EXTRACTED INFORMATION
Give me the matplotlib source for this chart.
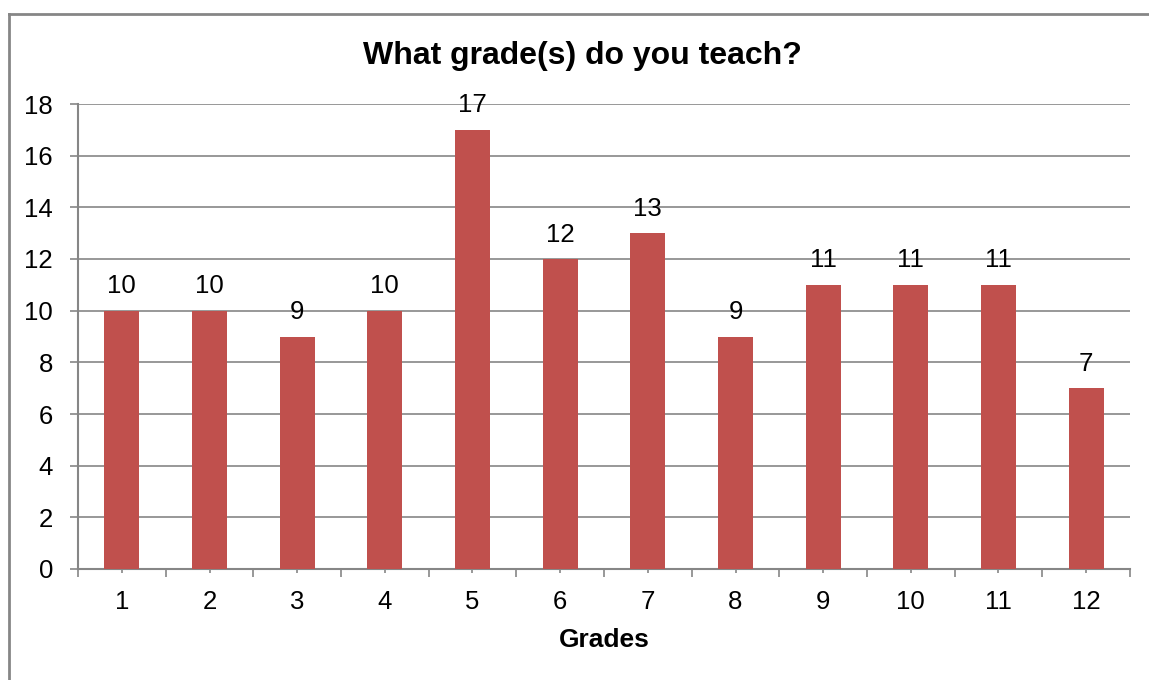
import numpy as np
import matplotlib
matplotlib.use('Agg')
import matplotlib.pyplot as plt
from matplotlib.lines import Line2D

plt.rcParams['font.family'] = ['Liberation Sans', 'DejaVu Sans']

grades = ['1', '2', '3', '4', '5', '6', '7', '8', '9', '10', '11', '12']
counts = [10, 10, 9, 10, 17, 12, 13, 9, 11, 11, 11, 7]

bar_color = '#C0504D'
axis_gray = '#868686'

fig = plt.figure(figsize=(11.49, 6.80), dpi=100)
ax = fig.add_axes([78 / 1149, 1 - 569 / 680, (1130 - 78) / 1149, (569 - 104) / 680])

x = np.arange(len(grades))
bars = ax.bar(x, counts, width=0.4, color=bar_color, zorder=3)
ax.bar_label(bars, labels=[str(c) for c in counts], padding=9, fontsize=18.5)

ax.set_xlim(-0.5, len(grades) - 0.5)
ax.set_ylim(0, 18)
ax.set_yticks(range(0, 19, 2))
ax.set_xticks(x)
ax.set_xticklabels(grades)
ax.set_xticks(np.arange(-0.5, len(grades), 1), minor=True)

ax.grid(axis='y', color=axis_gray, linewidth=1.2, zorder=0)
for side in ('top', 'right'):
    ax.spines[side].set_visible(False)
for side in ('left', 'bottom'):
    ax.spines[side].set_color(axis_gray)
    ax.spines[side].set_linewidth(1.5)

ax.tick_params(axis='y', length=6, width=1.2, color=axis_gray, labelsize=18.5, pad=12)
ax.tick_params(axis='x', which='major', length=3, width=1.2, color=axis_gray,
               labelsize=18.5, pad=12)
ax.tick_params(axis='x', which='minor', length=6, width=1.2, color=axis_gray)

ax.set_xlabel('Grades', fontsize=19, fontweight='bold', labelpad=10)
fig.text(582 / 1149, 1 - 56 / 680, 'What grade(s) do you teach?', fontsize=23,
         fontweight='bold', ha='center', va='center')

# chart border (only left and top edges fall inside the image)
bx, by = 8.5 / 1149, 1 - 14 / 680
fig.add_artist(Line2D([bx, bx], [0, by], color=axis_gray, linewidth=2))
fig.add_artist(Line2D([bx, 1], [by, by], color=axis_gray, linewidth=2))

fig.savefig('out.png', dpi=100)
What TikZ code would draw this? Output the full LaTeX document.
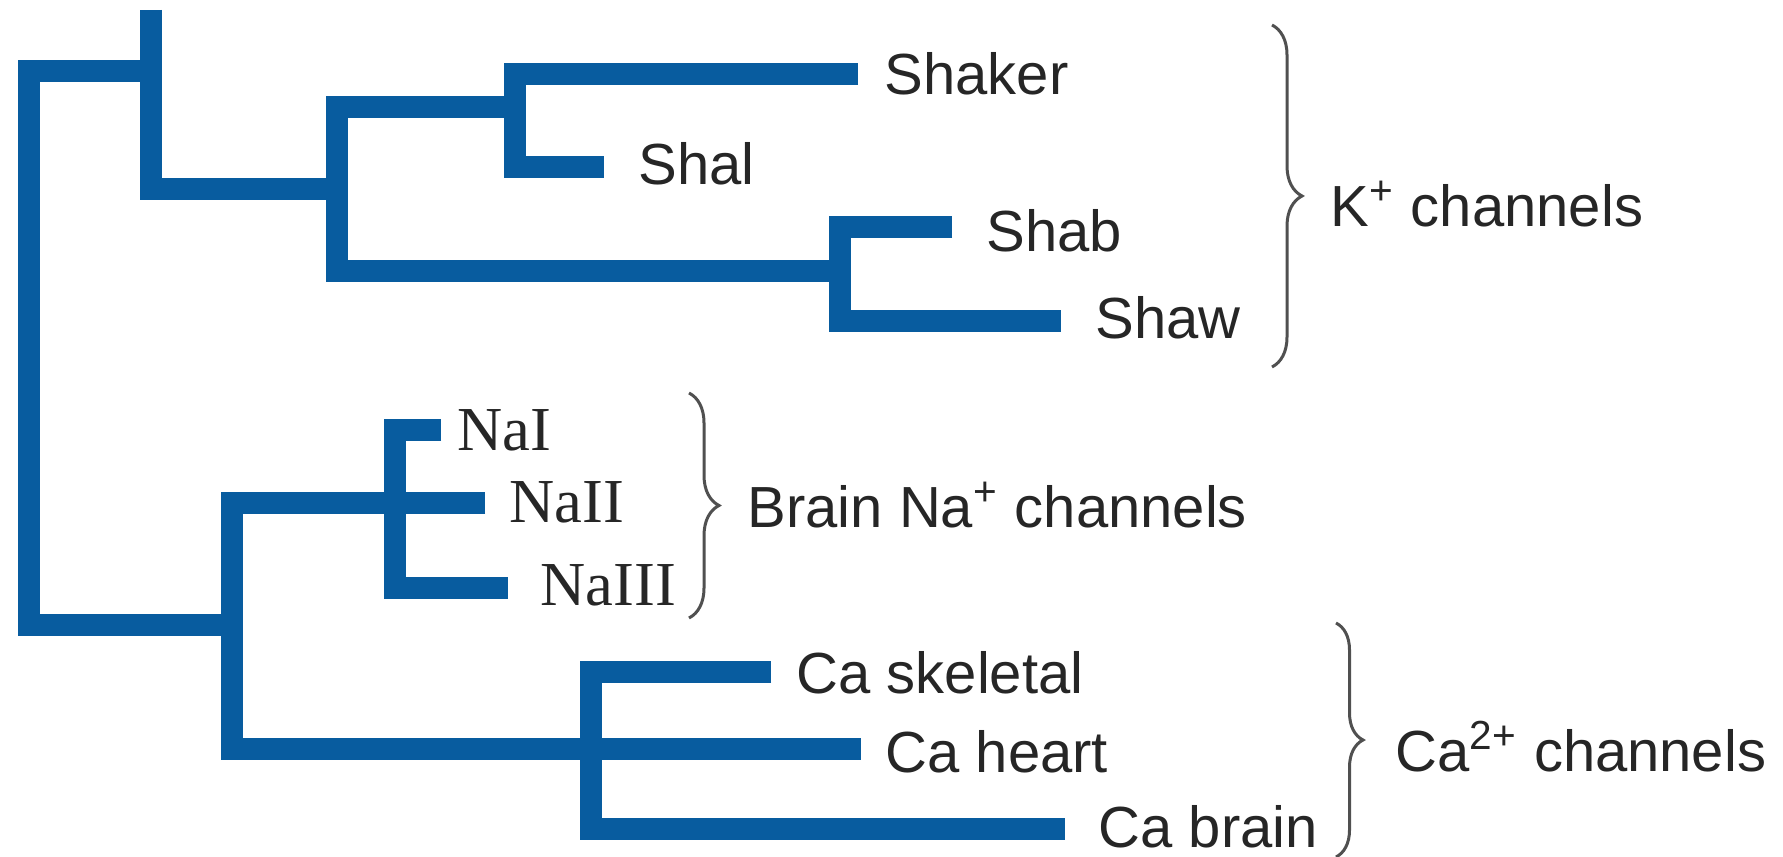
\documentclass[tikz,border=0pt]{standalone}
\usepackage{fontspec}
\setmainfont{Liberation Sans}
\newfontfamily\nafont{Liberation Serif}
\usepackage{tikz}
\usetikzlibrary{decorations.pathreplacing}

\definecolor{TreeBlue}{HTML}{085C9F}
\definecolor{BraceGray}{HTML}{505050}

\begin{document}
\begin{tikzpicture}[x=0.1mm,y=-0.1mm,font=\fontsize{16.5}{19}\selectfont,
    branch/.style={TreeBlue,line width=2.25mm,line join=miter},
    leaf/.style={anchor=west,inner sep=0pt,text=black!85},
    grpbrace/.style={BraceGray,line width=0.3mm,decorate,
      decoration={brace,amplitude=#1}},
    grplabel/.style={anchor=west,inner sep=0pt,text=black!85}]
  \useasboundingbox (0,0) rectangle (1783,857);

  % tips of the tree and their labels
  \foreach \n/\tx/\ty/\lx/\ly/\txt in {
    Shaker/858/74/884/74/Shaker, Shal/604/167/638/164/Shal,
    Shab/952/227/986/231/Shab, Shaw/1061/321/1095/318/Shaw,
    NaI/441/430/457/430/{\nafont\fontsize{17.8}{20}\selectfont NaI},
    NaII/485/503/509/502/{\nafont\fontsize{17.8}{20}\selectfont NaII},
    NaIII/508/588/540/585/{\nafont\fontsize{17.8}{20}\selectfont NaIII},
    Caskel/771/672/796/673/Ca skeletal, Caheart/861/749/885/752/Ca heart,
    Cabrain/1065/829/1098/827/Ca brain}{%
    \coordinate (t\n) at (\tx,\ty);
    \node[leaf] (l\n) at (\lx,\ly) {\txt};
  }

  % branch points
  \coordinate (top) at (151,10);
  \coordinate (nA) at (151,71);
  \coordinate (nR) at (29,350);
  \coordinate (nB) at (337,189);
  \coordinate (nC) at (515,107);
  \coordinate (nD) at (840,271);
  \coordinate (nE) at (232,625);
  \coordinate (nF) at (395,503);
  \coordinate (nG) at (591,749);

  \draw[branch] (top) |- (nB);
  \draw[branch] (nA) -| (nR) |- (nE);
  \draw[branch] (nC) -| (nB) |- (nD);
  \draw[branch] (tShaker) -| (nC) |- (tShal);
  \draw[branch] (tShab) -| (nD) |- (tShaw);
  \draw[branch] (tNaII) -| (nE) |- (tCaheart);
  \draw[branch] (tNaI) -| (nF) |- (tNaIII);
  \draw[branch] (tCaskel) -| (nG) |- (tCabrain);

  % groups
  \coordinate (kTop) at (1272,25);
  \coordinate (kBot) at (1272,367);
  \coordinate (naTop) at (689,393);
  \coordinate (naBot) at (689,618);
  \coordinate (caTop) at (1336,623);
  \coordinate (caBot) at (1336,857);
  \draw[grpbrace=3mm] (kTop) -- (kBot);
  \draw[grpbrace=3mm] (naTop) -- (naBot);
  \draw[grpbrace=2.7mm] (caTop) -- (caBot);
  \node[grplabel] (kLab) at (1330,204) {K\textsuperscript{+} channels};
  \node[grplabel] (naLab) at (747,505) {Brain Na\textsuperscript{+} channels};
  \node[grplabel] (caLab) at (1395,747) {Ca\textsuperscript{2+} channels};
\end{tikzpicture}
\end{document}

WHAT IS NEEDED
Reproduce the material above from its first line through the line containing "ax.spines[side].set_linewidth(1.5)", both ends included, and skip every picture.

ANSWER TO THE PROBLEM
Give me the matplotlib source for this chart.
import numpy as np
import matplotlib
matplotlib.use('Agg')
import matplotlib.pyplot as plt
from matplotlib.lines import Line2D

plt.rcParams['font.family'] = ['Liberation Sans', 'DejaVu Sans']

grades = ['1', '2', '3', '4', '5', '6', '7', '8', '9', '10', '11', '12']
counts = [10, 10, 9, 10, 17, 12, 13, 9, 11, 11, 11, 7]

bar_color = '#C0504D'
axis_gray = '#868686'

fig = plt.figure(figsize=(11.49, 6.80), dpi=100)
ax = fig.add_axes([78 / 1149, 1 - 569 / 680, (1130 - 78) / 1149, (569 - 104) / 680])

x = np.arange(len(grades))
bars = ax.bar(x, counts, width=0.4, color=bar_color, zorder=3)
ax.bar_label(bars, labels=[str(c) for c in counts], padding=9, fontsize=18.5)

ax.set_xlim(-0.5, len(grades) - 0.5)
ax.set_ylim(0, 18)
ax.set_yticks(range(0, 19, 2))
ax.set_xticks(x)
ax.set_xticklabels(grades)
ax.set_xticks(np.arange(-0.5, len(grades), 1), minor=True)

ax.grid(axis='y', color=axis_gray, linewidth=1.2, zorder=0)
for side in ('top', 'right'):
    ax.spines[side].set_visible(False)
for side in ('left', 'bottom'):
    ax.spines[side].set_color(axis_gray)
    ax.spines[side].set_linewidth(1.5)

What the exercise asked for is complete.